The researchers say that human-induced warming could have warmed Antarctica recently, but it is not the leading cause. The study's findings demonstrate the complexity of Antarctica's climate as well as the strong influence of climate cycles from other far-flung regions on Earth.

While the Arctic is warming very quickly, the climate of the Antarctic is notoriously hard to determine. Various regions in the continent have vastly different climates within the same period. The South Pole has generally cooled in the past decades, but most of West Antarctica, as well as the Antarctic Peninsula, warmed and melted. Conversely, now that the South Pole began heating up, warming declined at the peninsula.

Antarctica's sea ice also showed puzzling trends. In the past 35 years, the Southern Ocean's sea ice expanded, but in 2014, the trend turned around. Now, the last few years have seen its rapid decline, with scientists still not in agreement as of the reasons behind it.

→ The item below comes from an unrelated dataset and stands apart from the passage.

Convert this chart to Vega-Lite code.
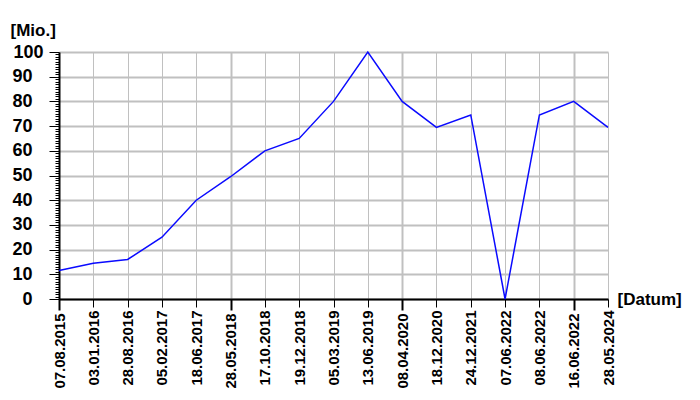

University of Colorado scientists Ted Scambos and Sharon Stammerjohn say Antarctica's climate is filled with changes. Scientists blame the shifting, complex patterns on El Niño, IPO, and other natural climate cycles, as well as the effects of global climate change. The influence of the natural variability of the climate is so pervasive that no pattern can be clearly linked to human-induced global warming. Scambos and Stammerjohn note that the high occurrence of intrinsic variability usually obscures the anthropogenic role in climate change.